[Rows from a dataset of charts and code]
··········

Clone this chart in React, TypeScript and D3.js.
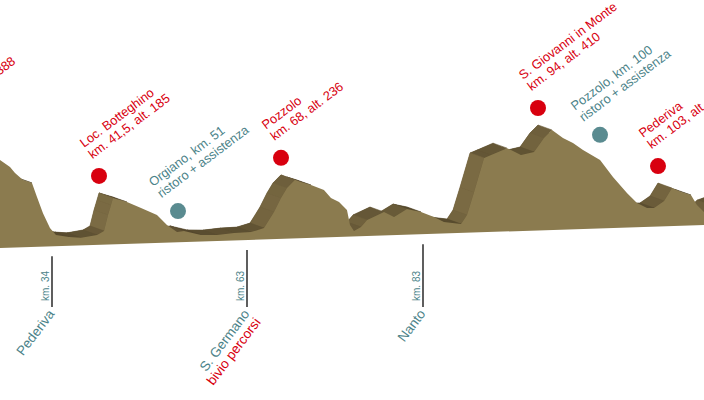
import React from "react";
import * as d3 from "d3";

const W = 704;
const H = 400;
const FONT = "'Liberation Sans', Arial, Helvetica, sans-serif";

// Route profile: distance (km) and altitude (m)
const profileKm = [
  3.0, 7.8, 11.05, 14.3, 16.7, 18, 20.75, 23.3, 24.95, 25.76, 27.05, 28.5, 29.31, 30.28,
  31.41, 32.38, 34.48, 36.39, 38.95, 40.06, 40.7, 41.18, 41.5, 43.18, 44.87, 46.79, 47.99,
  49.2, 50.04, 52.57, 55.35, 58.3, 61.26, 63.44, 64.91, 65.94, 66.82, 68, 68.63, 69.69,
  71.06, 71.8, 72.65, 73.49, 73.81, 74.23, 74.97, 75.61, 77.4, 78.46, 79.83, 81.31, 82.68,
  83.67, 85.3, 85.87, 86.54, 87.5, 88.17, 89.7, 91.03, 92.28, 93.23, 94, 95.06, 96.03, 97.0,
  98.65, 99.9, 100.67, 101.19, 101.71, 102.07, 102.59, 103, 103.47, 103.98, 104.29, 104.66,
  105.02, 105.33, 105.95, 107.24,
];
const profileAlt = [
  40, 60, 150, 300, 370, 388, 375, 360, 329, 303, 273, 259, 199, 131, 68, 37, 27, 22, 32,
  48, 114, 156, 185, 166, 139, 108, 64, 33, 37, 18, 15, 21, 23, 38, 104, 162, 203, 236, 226,
  212, 189, 155, 137, 102, 39, 13, 29, 58, 89, 67, 98, 84, 61, 39, 28, 65, 160, 302, 313,
  340, 309, 320, 377, 410, 375, 352, 322, 277, 204, 135, 92, 70, 69, 97, 150, 132, 118, 75,
  45, 73, 81, 85, 80,
];

// The drawing is not to scale in km: reference kilometres and where they sit across the strip
const kmStops = [18, 34, 41.5, 51, 63, 68, 83, 94, 100, 103];
const kmStopX = [-47, 52, 99, 178, 247, 281, 423, 538, 600, 658];

// Summits (red markers)
const summitKm = [18, 41.5, 68, 94, 103];
const summitAlt = [388, 185, 236, 410, 150];
const summitName = ["", "Loc. Botteghino", "Pozzolo", "S. Giovanni in Monte", "Pederiva"];
const summitKmText = ["18", "41,5", "68", "94", "103"];

// Refreshment / assistance points (teal markers)
const aidKm = [51, 100];
const aidPlace = ["Orgiano", "Pozzolo"];
const aidMarkAlt = [27, 289];

// Places along the route marked under the ground line
const passKm = [34, 63, 83];
const passName = ["Pederiva", "S. Germano", "Nanto"];
const passNote = ["", "bivio percorsi", ""];

const RED = "#d8000f";
const TEAL = "#4c8389";
const TEAL_DOT = "#5a8b90";
const FRONT = "#8b7b4f";

const DEPTH_X = -14;
const DEPTH_Y = -5;

export default function App() {
  const x = d3.scaleLinear().domain(kmStops).range(kmStopX);
  const ground = d3.scaleLinear().domain([0, W]).range([248, 225]);
  const lift = d3.scaleLinear().domain([0, 400]).range([2.24, 97.6]);

  // near face of the extruded profile, and its far copy shifted into depth
  const front: [number, number][] = profileKm.map((k, i) => {
    const fx = x(k) - DEPTH_X;
    return [fx, ground(fx) - lift(profileAlt[i])];
  });
  const back: [number, number][] = front.map(([px, py]) => [px + DEPTH_X, py + DEPTH_Y]);

  const line = d3.line();
  const first = front[0][0];
  const last = front[front.length - 1][0];
  const frontPoly = [
    ...front,
    [last, ground(last)] as [number, number],
    [first, ground(first)] as [number, number],
  ];
  const backPoly = [
    ...back,
    [last + DEPTH_X, ground(last) + DEPTH_Y] as [number, number],
    [first + DEPTH_X, ground(first) + DEPTH_Y] as [number, number],
  ];

  // side faces, lit by their slope, painted from the far right towards the viewer
  const shade = d3.interpolateRgb("#4c4027", "#7d6d45");
  const quads: { d: string; fill: string }[] = [];
  for (let i = front.length - 2; i >= 0; i--) {
    const f0 = front[i];
    const f1 = front[i + 1];
    const sx = f1[0] - f0[0];
    const sy = f1[1] - f0[1];
    const cross = sx * DEPTH_Y - sy * DEPTH_X;
    if (cross >= 0) continue;
    const a = Math.atan2(sy, sx);
    const t = Math.max(0, Math.min(1, 0.3 - a * 0.5));
    quads.push({
      d: line([f0, f1, back[i + 1], back[i]]) + "Z",
      fill: shade(t),
    });
  }

  const markY = (km: number, alt: number) => {
    const bx = x(km);
    return ground(bx - DEPTH_X) - lift(alt) + DEPTH_Y - 17;
  };

  return (
    <svg
      width={W}
      height={H}
      viewBox={`0 0 ${W} ${H}`}
      style={{ position: "absolute", left: 0, top: 0, background: "#fff" }}
      fontFamily={FONT}
    >
      <path d={line(backPoly) + "Z"} fill="#54472c" />
      {quads.map((q, i) => (
        <path key={i} d={q.d} fill={q.fill} stroke={q.fill} strokeWidth={0.6} strokeLinejoin="round" />
      ))}
      <path d={line(frontPoly) + "Z"} fill={FRONT} />

      {/* route places under the ground line */}
      {passKm.map((k, i) => {
        const px = x(k);
        return (
          <g key={`p${i}`}>
            <line x1={px} x2={px} y1={ground(px) + 10} y2={307} stroke="#1a1a1a" strokeWidth={1.4} />
            <text
              transform={`translate(${px - 3.5},${301}) rotate(-90)`}
              fontSize={10}
              fill={TEAL}
            >
              {`km. ${k}`}
            </text>
            <text
              transform={`translate(${px + 3},${314}) rotate(-53)`}
              fontSize={13.5}
              textAnchor="end"
            >
              <tspan x={0} dy={0} fill={TEAL}>{passName[i]}</tspan>
              {passNote[i] && (
                <tspan x={0} dy={14} fill={RED}>{passNote[i]}</tspan>
              )}
            </text>
          </g>
        );
      })}

      {/* summits */}
      {summitKm.map((k, i) => {
        const cx = x(k);
        const cy = markY(k, summitAlt[i]);
        return (
          <g key={`s${i}`}>
            <circle cx={cx} cy={cy} r={8} fill={RED} />
            <text
              transform={`translate(${cx - 15},${cy - 28}) rotate(-37)`}
              fontSize={12.8}
              fill={RED}
            >
              <tspan x={0} dy={0}>{summitName[i]}</tspan>
              <tspan x={0} dy={14}>{`km. ${summitKmText[i]}, alt. ${summitAlt[i]}`}</tspan>
            </text>
          </g>
        );
      })}

      {/* refreshment points */}
      {aidKm.map((k, i) => {
        const cx = x(k);
        const cy = markY(k, aidMarkAlt[i]);
        return (
          <g key={`a${i}`}>
            <circle cx={cx} cy={cy} r={8} fill={TEAL_DOT} />
            <text
              transform={`translate(${cx - 25},${cy - 24}) rotate(-37)`}
              fontSize={12.8}
              fill={TEAL}
            >
              <tspan x={0} dy={0}>{`${aidPlace[i]}, km. ${k}`}</tspan>
              <tspan x={0} dy={14}>ristoro + assistenza</tspan>
            </text>
          </g>
        );
      })}
    </svg>
  );
}
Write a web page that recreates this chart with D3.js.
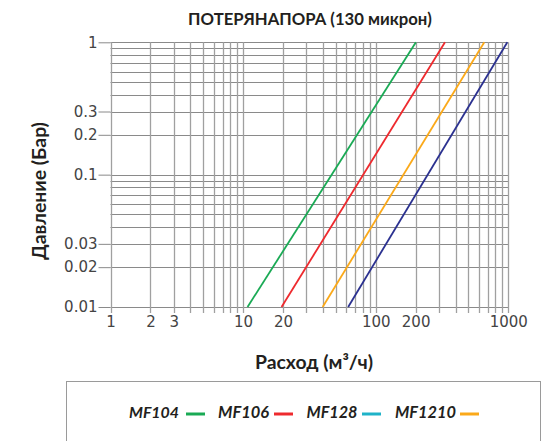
<!DOCTYPE html>
<html><head><meta charset="utf-8">
<script src="https://cdn.jsdelivr.net/npm/d3@7"></script>
<style>body{margin:0;background:#fff}</style>
</head><body>
<script>
const title = "ПОТЕРЯНАПОРА (130 микрон)";
const xLabel = "Расход (м³/ч)";
const yLabel = "Давление (Бар)";
const seriesNames = ["MF104", "MF106", "MF128", "MF1210"];
const lineColors = ["#1aaa55", "#ee2a2e", "#fba919", "#2b3190"];
// each series: flow at 0.01 bar and at 1 bar
const flowStart = [10.8, 19.5, 39.8, 62];
const flowEnd = [201, 333, 659, 983];
const pressStart = [0.01, 0.01, 0.01, 0.01];
const pressEnd = [1, 1, 1, 1];
const legendNames = ["MF104", "MF106", "MF128", "MF1210"];
const legendColors = ["#1aaa55", "#ee2a2e", "#1fb3c8", "#fba919"];
const xTickLabels = [1, 2, 3, 10, 20, 100, 200, 1000];
const yTickLabels = [1, 0.3, 0.2, 0.1, 0.03, 0.02, 0.01];

const W = 556, H = 441;
const svg = d3.select("body").append("svg").attr("width", W).attr("height", H);
const x = d3.scaleLog().domain([1, 1000]).range([110.5, 508.3]);
const y = d3.scaleLog().domain([0.01, 1]).range([307, 42.3]);
const font = "Lato, 'Open Sans', sans-serif";
const tickFont = "'DejaVu Sans', sans-serif";

function fit(sel, width) {
  const w = sel.node().getComputedTextLength();
  const fs = parseFloat(sel.attr("font-size"));
  sel.attr("font-size", (fs * width / w).toFixed(2));
}

// grid values
const xGrid = [], yGrid = [];
for (let d = 1; d < 1000; d *= 10) for (let k = 1; k < 10; k++) xGrid.push(d * k);
xGrid.push(1000);
for (let d = 0.01; d < 0.99; d *= 10) for (let k = 1; k < 10; k++) yGrid.push(+(d * k).toPrecision(3));
yGrid.push(1);

const g = svg.append("g");
g.selectAll(".hg").data(yGrid).join("line")
  .attr("x1", x(1)).attr("x2", x(1000))
  .attr("y1", d => Math.round(y(d)) + 0.5).attr("y2", d => Math.round(y(d)) + 0.5)
  .attr("stroke", "#8a8a8a").attr("stroke-width", 1);
g.selectAll(".vg").data(xGrid).join("line")
  .attr("x1", d => Math.round(x(d)) + 0.5).attr("x2", d => Math.round(x(d)) + 0.5)
  .attr("y1", y(1)).attr("y2", y(0.01) + 6)
  .attr("stroke", "#a0a0a0").attr("stroke-width", 1.3);

// axes
const yAxis = d3.axisLeft(y).tickValues(yTickLabels).tickSize(12).tickPadding(1)
  .tickFormat(d => String(d));
const ya = svg.append("g").attr("transform", `translate(${x(1)},0)`).call(yAxis);
ya.select(".domain").remove();
ya.selectAll(".tick line").attr("stroke", "#8a8a8a");
ya.selectAll(".tick text").attr("font-family", tickFont).attr("font-size", 15).attr("fill", "#444");

const xAxis = d3.axisBottom(x).tickValues(xTickLabels).tickSize(0).tickPadding(9)
  .tickFormat(d => String(d));
const xa = svg.append("g").attr("transform", `translate(0,${y(0.01)})`).call(xAxis);
xa.select(".domain").remove();
xa.selectAll(".tick text").attr("font-family", tickFont).attr("font-size", 15).attr("fill", "#444");

// lines
const line = d3.line().x(d => x(d[0])).y(d => y(d[1]));
seriesNames.forEach((n, i) => {
  svg.append("path")
    .datum([[flowStart[i], pressStart[i]], [flowEnd[i], pressEnd[i]]])
    .attr("d", line).attr("fill", "none")
    .attr("stroke", lineColors[i]).attr("stroke-width", 1.8);
});

// titles
const t1 = svg.append("text").attr("x", 310).attr("y", 24.5).attr("text-anchor", "middle")
  .attr("font-family", font).attr("font-weight", "bold").attr("font-size", 14)
  .attr("fill", "#231f20").text(title);
fit(t1, 244);
const t2 = svg.append("text").attr("x", 314).attr("y", 369).attr("text-anchor", "middle")
  .attr("font-family", font).attr("font-weight", "bold").attr("font-size", 14)
  .attr("fill", "#231f20").text(xLabel);
fit(t2, 118);
const t3 = svg.append("text").attr("transform", "translate(46,191) rotate(-90)").attr("text-anchor", "middle")
  .attr("font-family", font).attr("font-weight", "bold").attr("font-size", 14)
  .attr("fill", "#231f20").text(yLabel);
fit(t3, 138);

// legend box
svg.append("rect").attr("x", 66.5).attr("y", 381.5).attr("width", 474).attr("height", 80)
  .attr("fill", "none").attr("stroke", "#9a9a9a").attr("stroke-width", 1);
const legX = [129, 218, 306.5, 395];
const legW = [50, 51, 51, 61];
const legSw = [186, 274, 362, 460];
legendNames.forEach((n, i) => {
  const t = svg.append("text").attr("x", legX[i]).attr("y", 417.5)
    .attr("font-family", font).attr("font-weight", "bold").attr("font-style", "italic")
    .attr("font-size", 14).attr("fill", "#231f20").text(n);
  fit(t, legW[i]);
  svg.append("line").attr("x1", legSw[i]).attr("x2", legSw[i] + 19)
    .attr("y1", 414).attr("y2", 414).attr("stroke", legendColors[i]).attr("stroke-width", 3);
});
</script>
</body></html>
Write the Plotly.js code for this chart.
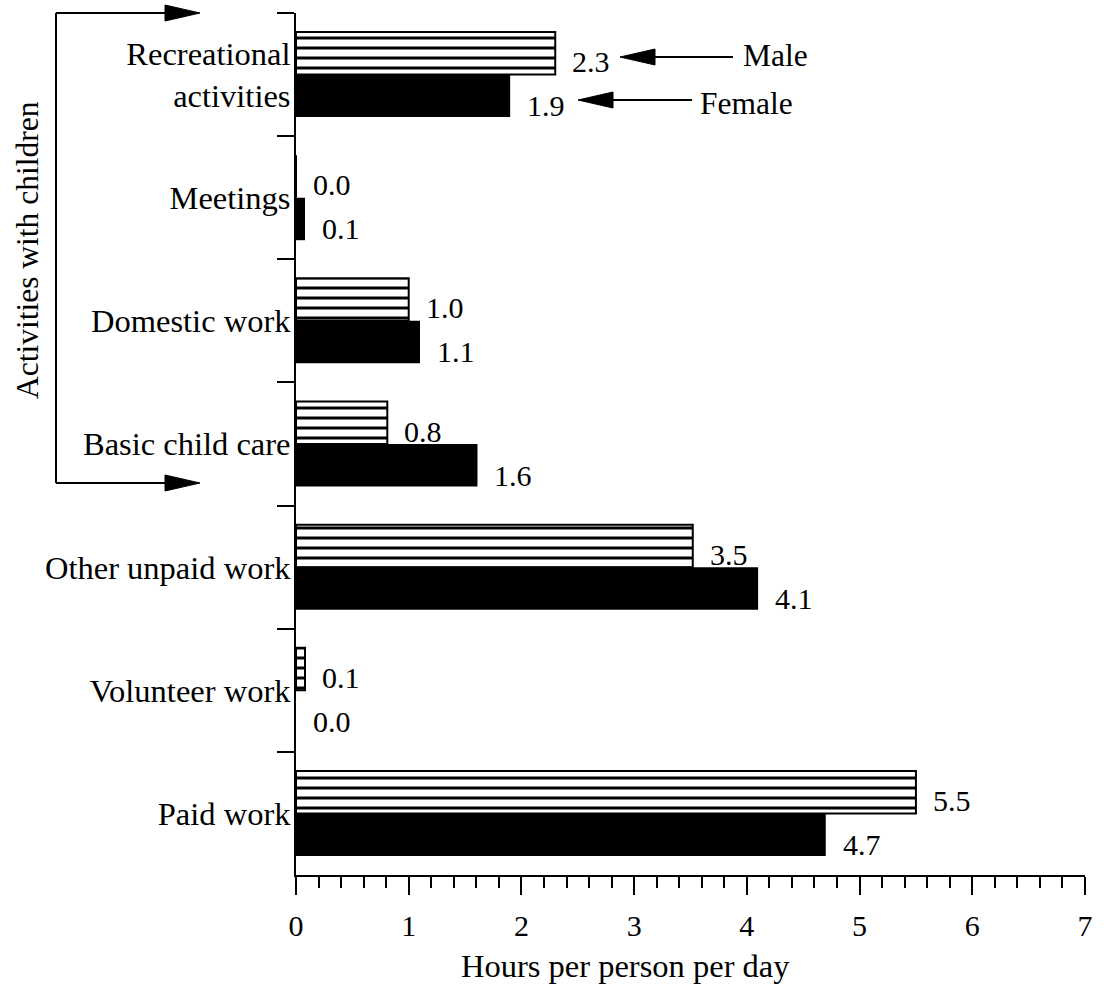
<!DOCTYPE html>
<html>
<head>
<meta charset="utf-8">
<script src="https://cdn.plot.ly/plotly-3.0.1.min.js"></script>
<style>
  html, body { margin: 0; padding: 0; background: #fff; }
  #chart { width: 1106px; height: 988px; }
</style>
</head>
<body>
<div id="chart"></div>
<script>
// ---- data ----
const categories = [
  "Recreational<br>activities",
  "Meetings",
  "Domestic work",
  "Basic child care",
  "Other unpaid work",
  "Volunteer work",
  "Paid work"
];
const maleHours   = [2.3, 0.0, 1.0, 0.81, 3.52, 0.08, 5.5];
const femaleHours = [1.9, 0.08, 1.1, 1.61, 4.1, 0.0, 4.7];
const seriesNames = ["Male", "Female"];
const xTickVals = [0, 1, 2, 3, 4, 5, 6, 7];
const xTitle = "Hours per person per day";
const groupTitle = "Activities with children";

// ---- geometry helpers (decorations only) ----
const W = 1106, H = 988;
const M = {l: 296, r: 21, t: 13, b: 113};
const PW = W - M.l - M.r, PH = H - M.t - M.b;
const px = x => (x - M.l) / PW;
const py = y => (H - M.b - y) / PH;

const FONT = "Liberation Serif, Times New Roman, serif";
const fs = 30;
const fsCat = 32.5;

const traces = [
  {
    type: "bar", orientation: "h", name: seriesNames[0],
    y: categories, x: maleHours,
    marker: {
      color: "white",
      line: {color: "black", width: 2},
      pattern: {shape: "-", size: 10, solidity: 0.3, fgcolor: "black", bgcolor: "white", fillmode: "replace"}
    },
    hoverinfo: "skip"
  },
  {
    type: "bar", orientation: "h", name: seriesNames[1],
    y: categories, x: femaleHours,
    marker: {color: "black", line: {color: "black", width: 0}},
    hoverinfo: "skip"
  }
];

const annotations = [];
categories.forEach((c, i) => {
  annotations.push({
    xref: "x", yref: "y", x: maleHours[i], y: c,
    text: maleHours[i].toFixed(1), showarrow: false,
    xanchor: "left", yanchor: "middle", xshift: 15, yshift: 13,
    font: {family: FONT, size: fs, color: "black"}
  });
  annotations.push({
    xref: "x", yref: "y", x: femaleHours[i], y: c,
    text: femaleHours[i].toFixed(1), showarrow: false,
    xanchor: "left", yanchor: "middle", xshift: 15, yshift: -31,
    font: {family: FONT, size: fs, color: "black"}
  });
});
// legend-like labels
annotations.push({
  xref: "paper", yref: "paper", x: px(741), y: py(55), text: seriesNames[0],
  showarrow: false, xanchor: "left", yanchor: "middle",
  font: {family: FONT, size: 31.5, color: "black"}
});
annotations.push({
  xref: "paper", yref: "paper", x: px(698), y: py(103), text: seriesNames[1],
  showarrow: false, xanchor: "left", yanchor: "middle",
  font: {family: FONT, size: 31.5, color: "black"}
});
// group title
annotations.push({
  xref: "paper", yref: "paper", x: px(27), y: py(250), text: groupTitle,
  showarrow: false, textangle: -90, xanchor: "center", yanchor: "middle",
  font: {family: FONT, size: 31.5, color: "black"}
});
// x axis title (off-centre in the original)
annotations.push({
  xref: "paper", yref: "paper", x: px(625), y: py(966), text: xTitle,
  showarrow: false, xanchor: "center", yanchor: "middle",
  font: {family: FONT, size: 32.5, color: "black"}
});

const line = (x0, y0, x1, y1) => ({
  type: "line", xref: "paper", yref: "paper",
  x0: px(x0), y0: py(y0), x1: px(x1), y1: py(y1),
  line: {color: "black", width: 2}
});
const head = (tipX, y, dir) => {
  const base = tipX - dir * 35;
  return {
    type: "path", xref: "paper", yref: "paper",
    path: `M ${px(tipX)} ${py(y)} L ${px(base)} ${py(y - 8)} L ${px(base)} ${py(y + 8)} Z`,
    fillcolor: "black", line: {color: "black", width: 1}
  };
};

const shapes = [
  line(56, 13, 56, 483),
  line(56, 13, 170, 13),
  line(56, 483, 170, 483),
  head(200, 13, 1),
  head(200, 483, 1),
  line(650, 57, 733, 57),
  head(620, 57, -1),
  line(608, 100, 692, 100),
  head(578, 100, -1)
];

const layout = {
  width: W, height: H,
  margin: M,
  paper_bgcolor: "white", plot_bgcolor: "white",
  showlegend: false,
  barmode: "group", bargap: 0.31, bargroupgap: 0,
  font: {family: FONT, size: fs, color: "black"},
  xaxis: {
    range: [0, 7], tickvals: xTickVals, ticktext: xTickVals.map(String),
    showline: true, linecolor: "black", linewidth: 2,
    ticks: "outside", ticklen: 18, tickwidth: 2, tickcolor: "black",
    minor: {dtick: 0.2, ticks: "outside", ticklen: 11, tickwidth: 2, tickcolor: "black", showgrid: false},
    showgrid: false, zeroline: false,
    ticklabelstandoff: 5,
    tickfont: {family: FONT, size: 30, color: "black"},
    fixedrange: true
  },
  yaxis: {
    type: "category", categoryorder: "array", categoryarray: categories,
    autorange: "reversed",
    showline: true, linecolor: "black", linewidth: 2,
    ticks: "outside", tickson: "boundaries", ticklen: 17, tickwidth: 2, tickcolor: "black",
    showgrid: false, zeroline: false,
    ticklabelstandoff: -3,
    tickfont: {family: FONT, size: fsCat, color: "black"},
    fixedrange: true
  },
  annotations: annotations,
  shapes: shapes
};

Plotly.newPlot("chart", traces, layout, {displayModeBar: false, staticPlot: true});
</script>
</body>
</html>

··········

- What you have to do
Beginning with the first line of the records above, extract each line exactly through the line that holds "const DEPTH_Y = -5;", both ends included. Omit pictures.

- The output
Clone this chart in React, TypeScript and D3.js.
import React from "react";
import * as d3 from "d3";

const W = 704;
const H = 400;
const FONT = "'Liberation Sans', Arial, Helvetica, sans-serif";

// Route profile: distance (km) and altitude (m)
const profileKm = [
  3.0, 7.8, 11.05, 14.3, 16.7, 18, 20.75, 23.3, 24.95, 25.76, 27.05, 28.5, 29.31, 30.28,
  31.41, 32.38, 34.48, 36.39, 38.95, 40.06, 40.7, 41.18, 41.5, 43.18, 44.87, 46.79, 47.99,
  49.2, 50.04, 52.57, 55.35, 58.3, 61.26, 63.44, 64.91, 65.94, 66.82, 68, 68.63, 69.69,
  71.06, 71.8, 72.65, 73.49, 73.81, 74.23, 74.97, 75.61, 77.4, 78.46, 79.83, 81.31, 82.68,
  83.67, 85.3, 85.87, 86.54, 87.5, 88.17, 89.7, 91.03, 92.28, 93.23, 94, 95.06, 96.03, 97.0,
  98.65, 99.9, 100.67, 101.19, 101.71, 102.07, 102.59, 103, 103.47, 103.98, 104.29, 104.66,
  105.02, 105.33, 105.95, 107.24,
];
const profileAlt = [
  40, 60, 150, 300, 370, 388, 375, 360, 329, 303, 273, 259, 199, 131, 68, 37, 27, 22, 32,
  48, 114, 156, 185, 166, 139, 108, 64, 33, 37, 18, 15, 21, 23, 38, 104, 162, 203, 236, 226,
  212, 189, 155, 137, 102, 39, 13, 29, 58, 89, 67, 98, 84, 61, 39, 28, 65, 160, 302, 313,
  340, 309, 320, 377, 410, 375, 352, 322, 277, 204, 135, 92, 70, 69, 97, 150, 132, 118, 75,
  45, 73, 81, 85, 80,
];

// The drawing is not to scale in km: reference kilometres and where they sit across the strip
const kmStops = [18, 34, 41.5, 51, 63, 68, 83, 94, 100, 103];
const kmStopX = [-47, 52, 99, 178, 247, 281, 423, 538, 600, 658];

// Summits (red markers)
const summitKm = [18, 41.5, 68, 94, 103];
const summitAlt = [388, 185, 236, 410, 150];
const summitName = ["", "Loc. Botteghino", "Pozzolo", "S. Giovanni in Monte", "Pederiva"];
const summitKmText = ["18", "41,5", "68", "94", "103"];

// Refreshment / assistance points (teal markers)
const aidKm = [51, 100];
const aidPlace = ["Orgiano", "Pozzolo"];
const aidMarkAlt = [27, 289];

// Places along the route marked under the ground line
const passKm = [34, 63, 83];
const passName = ["Pederiva", "S. Germano", "Nanto"];
const passNote = ["", "bivio percorsi", ""];

const RED = "#d8000f";
const TEAL = "#4c8389";
const TEAL_DOT = "#5a8b90";
const FRONT = "#8b7b4f";

const DEPTH_X = -14;
const DEPTH_Y = -5;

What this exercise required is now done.